*EXERCISE DIRECTIONS*. Produce an exact copy of the lines below that run from the line containing "Reproduce this diagram with TikZ." to the line containing "(0,0) rectangle (812,506);", inclusive; any picture is omitted.

*LISTED RECORDS*.
** Start **

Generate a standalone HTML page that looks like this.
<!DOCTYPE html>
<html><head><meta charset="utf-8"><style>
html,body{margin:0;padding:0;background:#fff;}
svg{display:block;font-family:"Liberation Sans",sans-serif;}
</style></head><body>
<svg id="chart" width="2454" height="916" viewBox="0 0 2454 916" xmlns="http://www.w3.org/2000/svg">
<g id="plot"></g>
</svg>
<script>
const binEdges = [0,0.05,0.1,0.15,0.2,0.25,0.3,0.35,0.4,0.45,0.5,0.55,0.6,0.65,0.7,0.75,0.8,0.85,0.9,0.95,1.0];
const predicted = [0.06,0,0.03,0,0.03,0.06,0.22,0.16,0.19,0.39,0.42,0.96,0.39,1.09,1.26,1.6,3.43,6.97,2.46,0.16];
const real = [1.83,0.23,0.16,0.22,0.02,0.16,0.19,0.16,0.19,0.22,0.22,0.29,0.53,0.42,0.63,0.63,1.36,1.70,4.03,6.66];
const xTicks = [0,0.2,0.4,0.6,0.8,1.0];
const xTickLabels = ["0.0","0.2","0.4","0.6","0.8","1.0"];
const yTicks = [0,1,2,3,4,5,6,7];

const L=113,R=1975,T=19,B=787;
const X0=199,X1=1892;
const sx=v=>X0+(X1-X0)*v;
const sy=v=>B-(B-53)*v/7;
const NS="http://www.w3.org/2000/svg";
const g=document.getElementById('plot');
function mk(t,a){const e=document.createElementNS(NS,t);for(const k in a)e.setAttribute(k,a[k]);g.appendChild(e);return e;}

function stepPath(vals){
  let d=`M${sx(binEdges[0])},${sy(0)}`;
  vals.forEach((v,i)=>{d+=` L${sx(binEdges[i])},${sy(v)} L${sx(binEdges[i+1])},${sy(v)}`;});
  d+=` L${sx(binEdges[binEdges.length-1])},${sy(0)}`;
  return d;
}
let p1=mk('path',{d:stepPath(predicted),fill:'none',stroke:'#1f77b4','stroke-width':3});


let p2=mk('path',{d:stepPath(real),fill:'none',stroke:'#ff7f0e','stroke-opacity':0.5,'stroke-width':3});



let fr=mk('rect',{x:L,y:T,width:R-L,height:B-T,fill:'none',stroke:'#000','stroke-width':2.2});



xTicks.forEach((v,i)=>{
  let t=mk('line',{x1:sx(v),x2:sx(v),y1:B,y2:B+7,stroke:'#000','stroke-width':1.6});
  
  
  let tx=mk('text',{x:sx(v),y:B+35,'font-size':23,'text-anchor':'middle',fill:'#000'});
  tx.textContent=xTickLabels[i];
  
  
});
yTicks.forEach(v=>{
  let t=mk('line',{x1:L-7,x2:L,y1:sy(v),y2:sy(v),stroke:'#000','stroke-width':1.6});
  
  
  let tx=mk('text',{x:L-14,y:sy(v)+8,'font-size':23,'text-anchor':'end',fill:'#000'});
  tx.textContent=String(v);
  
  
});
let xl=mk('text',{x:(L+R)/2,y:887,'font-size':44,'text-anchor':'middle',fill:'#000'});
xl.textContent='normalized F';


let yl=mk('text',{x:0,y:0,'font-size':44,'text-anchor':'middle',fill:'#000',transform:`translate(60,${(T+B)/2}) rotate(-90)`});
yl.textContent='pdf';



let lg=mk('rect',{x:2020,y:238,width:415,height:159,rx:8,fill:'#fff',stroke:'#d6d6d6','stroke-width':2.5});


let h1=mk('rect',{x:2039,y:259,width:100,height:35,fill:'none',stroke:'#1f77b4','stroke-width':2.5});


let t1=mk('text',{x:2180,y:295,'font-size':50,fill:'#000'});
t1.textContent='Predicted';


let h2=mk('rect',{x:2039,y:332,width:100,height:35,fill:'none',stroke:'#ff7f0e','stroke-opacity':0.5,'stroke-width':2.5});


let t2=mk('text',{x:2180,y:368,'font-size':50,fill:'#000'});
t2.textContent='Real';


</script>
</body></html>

** End **
** Start **

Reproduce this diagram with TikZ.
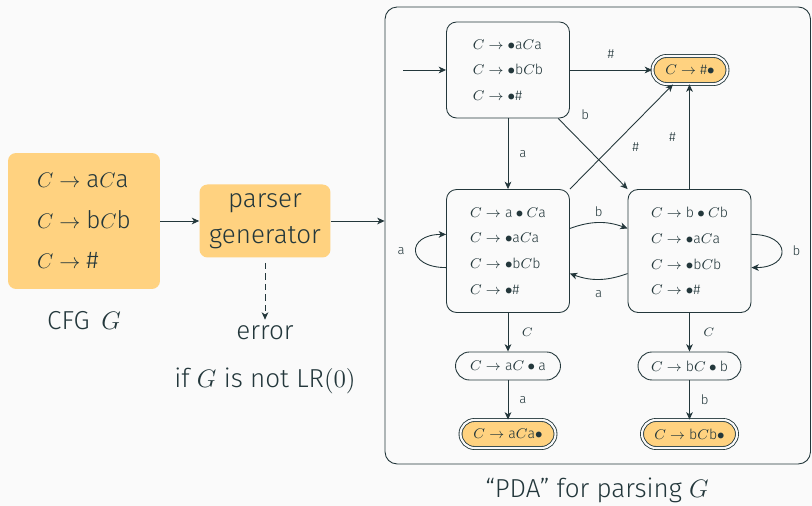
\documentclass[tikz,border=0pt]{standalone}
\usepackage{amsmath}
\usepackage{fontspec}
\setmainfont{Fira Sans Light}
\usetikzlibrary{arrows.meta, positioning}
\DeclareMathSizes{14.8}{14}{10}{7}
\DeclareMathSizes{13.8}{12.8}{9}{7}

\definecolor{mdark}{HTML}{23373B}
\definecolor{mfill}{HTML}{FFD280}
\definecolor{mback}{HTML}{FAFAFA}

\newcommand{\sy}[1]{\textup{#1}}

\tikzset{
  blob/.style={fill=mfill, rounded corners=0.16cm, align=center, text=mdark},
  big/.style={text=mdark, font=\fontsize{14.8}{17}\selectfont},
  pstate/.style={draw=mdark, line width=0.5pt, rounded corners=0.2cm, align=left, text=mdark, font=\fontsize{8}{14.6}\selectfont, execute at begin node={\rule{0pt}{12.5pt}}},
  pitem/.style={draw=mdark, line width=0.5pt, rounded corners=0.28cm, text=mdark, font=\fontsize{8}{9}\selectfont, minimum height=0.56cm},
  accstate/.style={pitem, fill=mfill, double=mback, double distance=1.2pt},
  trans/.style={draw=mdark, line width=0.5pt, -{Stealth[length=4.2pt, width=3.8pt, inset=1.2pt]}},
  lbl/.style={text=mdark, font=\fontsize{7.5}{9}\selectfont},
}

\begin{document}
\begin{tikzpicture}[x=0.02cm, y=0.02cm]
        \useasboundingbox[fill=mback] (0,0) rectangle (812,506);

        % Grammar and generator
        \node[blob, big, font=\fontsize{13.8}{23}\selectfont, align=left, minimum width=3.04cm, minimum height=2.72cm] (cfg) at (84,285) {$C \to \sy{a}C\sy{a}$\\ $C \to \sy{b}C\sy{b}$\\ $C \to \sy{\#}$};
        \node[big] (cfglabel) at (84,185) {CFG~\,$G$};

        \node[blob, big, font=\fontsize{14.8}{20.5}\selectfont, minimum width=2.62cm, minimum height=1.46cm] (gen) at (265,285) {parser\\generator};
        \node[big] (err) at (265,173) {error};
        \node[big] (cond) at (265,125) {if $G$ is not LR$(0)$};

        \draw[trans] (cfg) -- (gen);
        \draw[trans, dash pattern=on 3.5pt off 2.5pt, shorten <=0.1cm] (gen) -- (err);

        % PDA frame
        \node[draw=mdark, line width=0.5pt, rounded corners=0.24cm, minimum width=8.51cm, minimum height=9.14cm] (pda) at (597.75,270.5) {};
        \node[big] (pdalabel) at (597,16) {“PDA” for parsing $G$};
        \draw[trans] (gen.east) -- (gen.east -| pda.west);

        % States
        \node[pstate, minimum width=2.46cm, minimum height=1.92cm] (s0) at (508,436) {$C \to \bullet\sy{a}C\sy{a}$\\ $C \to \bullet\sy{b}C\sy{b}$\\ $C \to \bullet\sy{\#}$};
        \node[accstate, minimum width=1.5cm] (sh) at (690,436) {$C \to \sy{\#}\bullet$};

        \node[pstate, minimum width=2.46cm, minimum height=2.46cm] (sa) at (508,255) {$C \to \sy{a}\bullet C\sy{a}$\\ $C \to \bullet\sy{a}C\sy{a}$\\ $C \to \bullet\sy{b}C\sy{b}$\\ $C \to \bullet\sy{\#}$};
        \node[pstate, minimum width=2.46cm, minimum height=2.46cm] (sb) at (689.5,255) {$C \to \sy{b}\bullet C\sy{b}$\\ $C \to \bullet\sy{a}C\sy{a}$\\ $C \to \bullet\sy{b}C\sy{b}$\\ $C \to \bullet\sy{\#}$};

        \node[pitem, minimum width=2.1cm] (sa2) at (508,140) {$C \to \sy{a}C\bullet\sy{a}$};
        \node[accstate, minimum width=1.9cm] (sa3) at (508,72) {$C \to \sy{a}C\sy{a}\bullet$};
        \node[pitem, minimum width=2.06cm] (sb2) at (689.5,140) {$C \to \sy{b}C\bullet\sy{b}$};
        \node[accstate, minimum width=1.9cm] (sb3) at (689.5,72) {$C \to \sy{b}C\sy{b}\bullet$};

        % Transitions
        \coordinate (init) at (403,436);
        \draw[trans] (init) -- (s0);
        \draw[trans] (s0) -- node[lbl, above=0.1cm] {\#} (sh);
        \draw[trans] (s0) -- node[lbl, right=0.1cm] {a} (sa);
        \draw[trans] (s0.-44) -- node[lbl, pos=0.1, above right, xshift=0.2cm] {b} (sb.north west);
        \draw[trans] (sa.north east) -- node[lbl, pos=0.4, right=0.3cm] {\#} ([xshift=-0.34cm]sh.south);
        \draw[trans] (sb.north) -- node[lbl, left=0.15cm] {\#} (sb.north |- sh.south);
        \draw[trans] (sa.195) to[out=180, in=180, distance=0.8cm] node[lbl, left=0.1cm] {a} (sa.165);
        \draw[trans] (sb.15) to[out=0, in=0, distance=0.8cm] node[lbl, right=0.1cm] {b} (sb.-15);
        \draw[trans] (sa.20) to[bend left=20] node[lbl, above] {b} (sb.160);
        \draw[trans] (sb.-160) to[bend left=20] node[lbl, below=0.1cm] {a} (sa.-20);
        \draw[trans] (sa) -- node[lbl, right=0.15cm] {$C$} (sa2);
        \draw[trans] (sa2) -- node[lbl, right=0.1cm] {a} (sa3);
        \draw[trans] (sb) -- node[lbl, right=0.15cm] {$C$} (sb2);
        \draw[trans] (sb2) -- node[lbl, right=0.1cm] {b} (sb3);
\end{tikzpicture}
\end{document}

** End **
** Start **

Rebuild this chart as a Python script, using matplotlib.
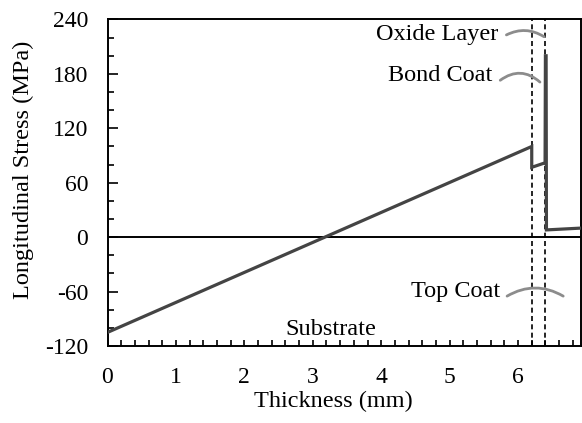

** End **

*PROBLEM SOLUTION*.
Reproduce this diagram with TikZ.
\documentclass[tikz,border=0pt]{standalone}
\usepackage{amsmath}
\usepackage{fontspec}
\setmainfont{Fira Sans Light}
\usetikzlibrary{arrows.meta, positioning}
\DeclareMathSizes{14.8}{14}{10}{7}
\DeclareMathSizes{13.8}{12.8}{9}{7}

\definecolor{mdark}{HTML}{23373B}
\definecolor{mfill}{HTML}{FFD280}
\definecolor{mback}{HTML}{FAFAFA}

\newcommand{\sy}[1]{\textup{#1}}

\tikzset{
  blob/.style={fill=mfill, rounded corners=0.16cm, align=center, text=mdark},
  big/.style={text=mdark, font=\fontsize{14.8}{17}\selectfont},
  pstate/.style={draw=mdark, line width=0.5pt, rounded corners=0.2cm, align=left, text=mdark, font=\fontsize{8}{14.6}\selectfont, execute at begin node={\rule{0pt}{12.5pt}}},
  pitem/.style={draw=mdark, line width=0.5pt, rounded corners=0.28cm, text=mdark, font=\fontsize{8}{9}\selectfont, minimum height=0.56cm},
  accstate/.style={pitem, fill=mfill, double=mback, double distance=1.2pt},
  trans/.style={draw=mdark, line width=0.5pt, -{Stealth[length=4.2pt, width=3.8pt, inset=1.2pt]}},
  lbl/.style={text=mdark, font=\fontsize{7.5}{9}\selectfont},
}

\begin{document}
\begin{tikzpicture}[x=0.02cm, y=0.02cm]
        \useasboundingbox[fill=mback] (0,0) rectangle (812,506);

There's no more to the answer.